While Christmas is supposed to be cheerful and a bright time of the year, for some people it’s anything but.
The holiday season can bring financial and emotional hardships.
But the Salvation Army in Kelowna says it’s here to help.
“For most, having to reach out for help is probably one of the most difficult things that you ever have to do,” said Salvation Army Pastor Darryl Burry.
“What we would want the community to know is that if you are in the place of struggle, where you are having a rough time right now, we want to journey alongside with you.”
This week, the Salvation Army is registering people and families in need for its Christmas assistance program, which provides food gift cards and toys for children.
“The past couple days have been very busy here,” Burry told Global News. “We’ve had a couple hundred families that have walked through our doors to sign up for assistance this Christmas season.”
And several hundred more are expected.
Jamie Johnstone is a Salvation Army employee who is helping with the registration.
She knows all too well how difficult it is to ask for help.
“I’ve been in that same spot,” she said. “Oh my goodness, I am someone who suffers with anxiety, so stepping in the door was the most brave thing I had done that year, considering the year that I had.”
A number of years ago, before she was an employee, the Kelowna woman was freshly divorced and in a tough position.

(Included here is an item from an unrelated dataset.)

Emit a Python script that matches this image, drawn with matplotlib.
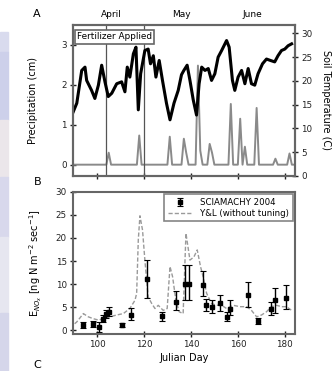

She decided to reach out to the Salvation Army for help.
“I couldn’t make Christmas happen, I was facing actually being homeless with my kids,” she said.
Last year, more than 600 hampers were distributed in the Kelowna area, and this year the Salvation Army expects to hand out at least that many, if not more.
The organization reported troubling statistics about the growing need in the community.
It said that there’s been a 47 per cent jump in the number of people accessing its services in the first six months of this year, compared to the same time period in 2018.
It attributed the hike largely to the growing cost of living.
“Dual-income households tend to be the area where we thought in the past if both parents are working, they must be doing OK. That’s not the reality anymore,” Burry said.
Johnstone said she’s happy she reached out for help when she needed it most.
“I was totally overwhelmed with the love and acceptance I felt,” she said.
Johnstone said she hopes her personal story of rebounding from hard times is encouraging for others who may be currently struggling.
“It’s nice to be able to connect with people and go ‘Yeah, it gets better from here,’” she said.
Hamper registration takes place all week at the Salvation Army church on Sutherland Avenue.
Those who would like to register are asked to call the office to make an appointment.